**Stored data:**

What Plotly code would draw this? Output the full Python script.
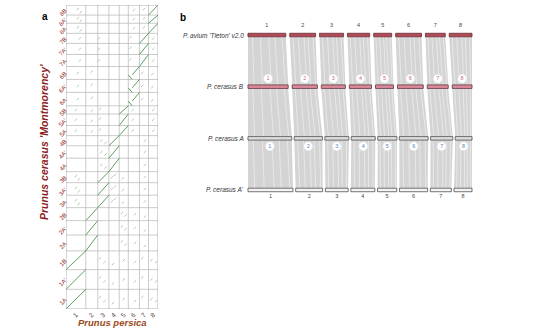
import plotly.graph_objects as go

W, H = 544, 329

# ---------------- Panel a data ----------------
peach_chroms = ['1', '2', '3', '4', '5', '6', '7', '8']
peach_sizes = [48, 29, 27, 25, 22, 27, 22, 23]          # Mb
cherry_rows = ['1A', "1A'", '1B', '2A', "2A'", '2B', '3A', "3A'", '3B',
               '4A', "4A'", '4B', '5A', "5A'", '5B', '6A', "6A'", '6B',
               '7A', "7A'", '7B', '8A', "8A'", '8B']
cherry_sizes = [41, 41, 39, 33, 30, 27, 26, 26, 23, 28, 26, 21,
                21, 24, 17, 28, 27, 27, 25, 23, 21, 21, 17, 21]   # Mb

# main syntenic blocks per homeolog group: (peach chr, x0, x1, y0, y1) as fractions
main_blocks = {
    1: [(1, 0, 1, 0, 1)],
    2: [(2, 0, 1, 0, 1)],
    3: [(3, 0, 1, 0, 1)],
    4: [(4, 0, 1, 0, 1)],
    5: [(5, 0, 1, 0, 1)],
    6: [(6, 0, 0.35, 0.35, 0), (6, 0.35, 1, 0.35, 1)],
    7: [(7, 0, 1, 0, 1)],
    8: [(8, 0, 1, 0, 1)],
}
# minor hits per homeolog group: (peach chr, x frac, y frac)
minor_hits = {
    1: [(3, 0.2, 0.6), (3, 0.6, 0.4), (4, 0.4, 0.3), (5, 0.5, 0.5), (6, 0.6, 0.4),
        (7, 0.3, 0.6), (8, 0.3, 0.5), (8, 0.8, 0.4)],
    2: [(5, 0.3, 0.6), (5, 0.7, 0.4), (6, 0.6, 0.5), (7, 0.6, 0.3)],
    3: [(1, 0.5, 0.6), (1, 0.65, 0.3), (4, 0.3, 0.5), (4, 0.6, 0.7), (5, 0.4, 0.4),
        (7, 0.6, 0.5)],
    4: [(3, 0.3, 0.5), (3, 0.7, 0.3), (7, 0.6, 0.5)],
    5: [(1, 0.5, 0.5), (2, 0.5, 0.4), (3, 0.2, 0.6), (6, 0.4, 0.5), (8, 0.5, 0.5)],
    6: [(1, 0.6, 0.5), (2, 0.5, 0.6), (7, 0.3, 0.5), (8, 0.4, 0.4)],
    7: [(1, 0.7, 0.5), (3, 0.1, 0.5), (6, 0.2, 0.6), (8, 0.5, 0.5)],
    8: [(1, 0.6, 0.6), (1, 0.75, 0.3), (6, 0.5, 0.5), (7, 0.5, 0.6)],
}

# ---------------- Panel b data ----------------
genomes = ["P. avium 'Tieton' v2.0", "P. cerasus B", "P. cerasus A", "P. cerasus A'"]
chrom_labels = ['1', '2', '3', '4', '5', '6', '7', '8']
avium_sizes = [63, 43, 40, 37, 30, 43, 33, 38]
cerB_sizes = [67, 42, 40, 37, 30, 43, 35, 33]
cerA_sizes = [73, 47, 40, 40, 32, 48, 37, 28]
cerA2_sizes = [75, 45, 38, 40, 32, 47, 35, 30]
genome_sizes = [avium_sizes, cerB_sizes, cerA_sizes, cerA2_sizes]

# ---------------- helpers ----------------
def px_x(p):
    return p / W

def px_y(p):
    return 1 - p / H

def cum(sizes):
    out = [0]
    for s in sizes:
        out.append(out[-1] + s)
    return out

fig = go.Figure()
shapes = []
annotations = []

# ====== Panel a ======
pc = cum(peach_sizes)
cc = cum(cherry_sizes)
xa_dom = [px_x(66), px_x(158)]
ya_dom = [px_y(309), px_y(5)]

grid_col = '#b4b4b4'
for b in pc[1:-1]:
    shapes.append(dict(type='line', xref='x', yref='y', x0=b, x1=b, y0=0, y1=cc[-1],
                       line=dict(color=grid_col, width=0.7), layer='below'))
for b in cc[1:-1]:
    shapes.append(dict(type='line', xref='x', yref='y', x0=0, x1=pc[-1], y0=b, y1=b,
                       line=dict(color=grid_col, width=0.7), layer='below'))
shapes.append(dict(type='rect', xref='x', yref='y', x0=0, x1=pc[-1], y0=0, y1=cc[-1],
                   line=dict(color='#a0a0a0', width=0.8)))

mx, my = [], []
nx, ny = [], []
dx = 2.4 * pc[-1] / 91.0
dy = 2.4 * cc[-1] / 307.0
for ri, row in enumerate(cherry_rows):
    g = int(row[0])
    y_base = cc[ri]
    ysz = cherry_sizes[ri]
    for (ch, x0, x1, y0, y1) in main_blocks[g]:
        xb = pc[ch - 1]
        xs = peach_sizes[ch - 1]
        mx += [xb + x0 * xs, xb + x1 * xs, None]
        my += [y_base + y0 * ysz, y_base + y1 * ysz, None]
    for (ch, xf, yf) in minor_hits[g]:
        xc = pc[ch - 1] + xf * peach_sizes[ch - 1]
        yc = y_base + yf * ysz
        nx += [xc - dx / 2, xc + dx / 2, None]
        ny += [yc - dy / 2, yc + dy / 2, None]

fig.add_trace(go.Scatter(x=nx, y=ny, mode='lines', line=dict(color='#9dbb9d', width=0.8),
                         xaxis='x', yaxis='y', hoverinfo='skip'))
fig.add_trace(go.Scatter(x=mx, y=my, mode='lines', line=dict(color='#4a944f', width=0.9),
                         xaxis='x', yaxis='y', hoverinfo='skip'))

peach_centers = [(pc[i] + pc[i + 1]) / 2 for i in range(len(peach_sizes))]
cherry_centers = [(cc[i] + cc[i + 1]) / 2 for i in range(len(cherry_sizes))]

# ====== Panel b ======
xb_dom = [px_x(240), px_x(480)]
xb_range = [0, 400]
row_start, row_end = 13.3, 386.7
row_y = [3, 2, 1, 0]
yb_dom = [px_y(215.8), px_y(9.2)]

positions = []
for sizes in genome_sizes:
    gap = (row_end - row_start - sum(sizes)) / (len(sizes) - 1)
    pos = []
    x = row_start
    for s in sizes:
        pos.append((x, x + s))
        x += s + gap
    positions.append(pos)

half = 0.034
# ribbons
rx, ry = [], []
wx, wy = [], []
for k in range(3):
    top, bot = positions[k], positions[k + 1]
    yt, yb = row_y[k] - half, row_y[k + 1] + half
    for (a0, a1), (b0, b1) in zip(top, bot):
        rx += [a0, a1, b1, b0, a0, None]
        ry += [yt, yt, yb, yb, yt, None]
        for f in (0.12, 0.33, 0.55, 0.71, 0.9):
            wx += [a0 + f * (a1 - a0), b0 + (f + 0.03) * (b1 - b0), None]
            wy += [yt, yb, None]

fig.add_trace(go.Scatter(x=rx, y=ry, mode='lines', fill='toself', fillcolor='#d4d4d4',
                         line=dict(width=0, color='#d4d4d4'), xaxis='x2', yaxis='y2',
                         hoverinfo='skip'))
fig.add_trace(go.Scatter(x=wx, y=wy, mode='lines', line=dict(color='rgba(255,255,255,0.75)', width=0.6),
                         xaxis='x2', yaxis='y2', hoverinfo='skip'))

bar_fill = ['#b04d59', '#de8a9a', '#dcdcdc', '#f4f4f4']
bar_line = ['#6b2a33', '#5a3338', '#505050', '#505050']
for k, pos in enumerate(positions):
    for (a0, a1) in pos:
        shapes.append(dict(type='rect', xref='x2', yref='y2', x0=a0, x1=a1,
                           y0=row_y[k] - half, y1=row_y[k] + half,
                           fillcolor=bar_fill[k], line=dict(color=bar_line[k], width=0.8)))
    annotations.append(dict(text='<i>' + genomes[k] + '</i>', xref='paper', yref='y2',
                            x=px_x(246), y=row_y[k], xanchor='right', yanchor='middle',
                            showarrow=False, font=dict(size=6.5, color='#333333')))

# top and bottom chromosome numbers
top_c = [(a + b) / 2 for a, b in positions[0]]
bot_c = [(a + b) / 2 for a, b in positions[3]]
fig.add_trace(go.Scatter(x=top_c, y=[3.19] * 8, mode='text', text=chrom_labels,
                         textfont=dict(size=5.5, color='#444444'), xaxis='x2', yaxis='y2',
                         hoverinfo='skip'))
fig.add_trace(go.Scatter(x=bot_c, y=[-0.135] * 8, mode='text', text=chrom_labels,
                         textfont=dict(size=5.5, color='#444444'), xaxis='x2', yaxis='y2',
                         hoverinfo='skip'))
# circled numbers
b_c = [(a + b) / 2 for a, b in positions[1]]
a_c = [(a + b) / 2 for a, b in positions[2]]
fig.add_trace(go.Scatter(x=b_c, y=[2.155] * 8, mode='markers+text', text=chrom_labels,
                         marker=dict(symbol='circle', size=9, color='white',
                                     line=dict(color='#dddddd', width=0.5)),
                         textfont=dict(size=5.5, color='#c66b7c'), textposition='middle center',
                         xaxis='x2', yaxis='y2', hoverinfo='skip'))
fig.add_trace(go.Scatter(x=a_c, y=[0.845] * 8, mode='markers+text', text=chrom_labels,
                         marker=dict(symbol='circle', size=9, color='white',
                                     line=dict(color='#dddddd', width=0.5)),
                         textfont=dict(size=5.5, color='#5b84b1'), textposition='middle center',
                         xaxis='x2', yaxis='y2', hoverinfo='skip'))

# panel labels and titles
annotations += [
    dict(text='<b>a</b>', xref='paper', yref='paper', x=px_x(40), y=px_y(9),
         showarrow=False, font=dict(size=10, color='black')),
    dict(text='<b>b</b>', xref='paper', yref='paper', x=px_x(178), y=px_y(10),
         showarrow=False, font=dict(size=10, color='black')),
    dict(text="<b><i>Prunus cerasus 'Montmorency'</i></b>", xref='paper', yref='paper',
         x=px_x(44), y=px_y(142), xanchor='center', yanchor='middle', textangle=-90,
         showarrow=False, font=dict(size=10.5, color='#8b1c24')),
    dict(text='<b><i>Prunus persica</i></b>', xref='paper', yref='paper',
         x=px_x(112), y=0, xanchor='center', yanchor='bottom', showarrow=False,
         borderpad=0, font=dict(size=9.5, color='#9c4a1a')),
]

fig.update_layout(
    width=W, height=H, margin=dict(l=0, r=0, t=0, b=0),
    paper_bgcolor='white', plot_bgcolor='white', showlegend=False,
    font=dict(family='Liberation Sans, Arial, sans-serif'),
    xaxis=dict(domain=xa_dom, range=[0, pc[-1]], showgrid=False, zeroline=False,
               tickvals=peach_centers, ticktext=peach_chroms, tickangle=-45,
               tickfont=dict(size=6.5, color='#5a3a3a'), ticks='', ticklabelstandoff=0,
               fixedrange=True),
    yaxis=dict(domain=ya_dom, range=[0, cc[-1]], showgrid=False, zeroline=False,
               tickvals=cherry_centers, ticktext=cherry_rows, tickangle=-45,
               tickfont=dict(size=6, color='#8b1c24'), ticks='', fixedrange=True),
    xaxis2=dict(domain=xb_dom, range=xb_range, visible=False, anchor='y2'),
    yaxis2=dict(domain=yb_dom, range=[-0.5, 3.5], visible=False, anchor='x2'),
    shapes=shapes, annotations=annotations,
)

fig.write_html('out.html')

**Problem:**
Could the lines from the top of the material through the line with "W, H = 544, 329" be repeated exactly, pictures left out?

**Correct response:**
What Plotly code would draw this? Output the full Python script.
import plotly.graph_objects as go

W, H = 544, 329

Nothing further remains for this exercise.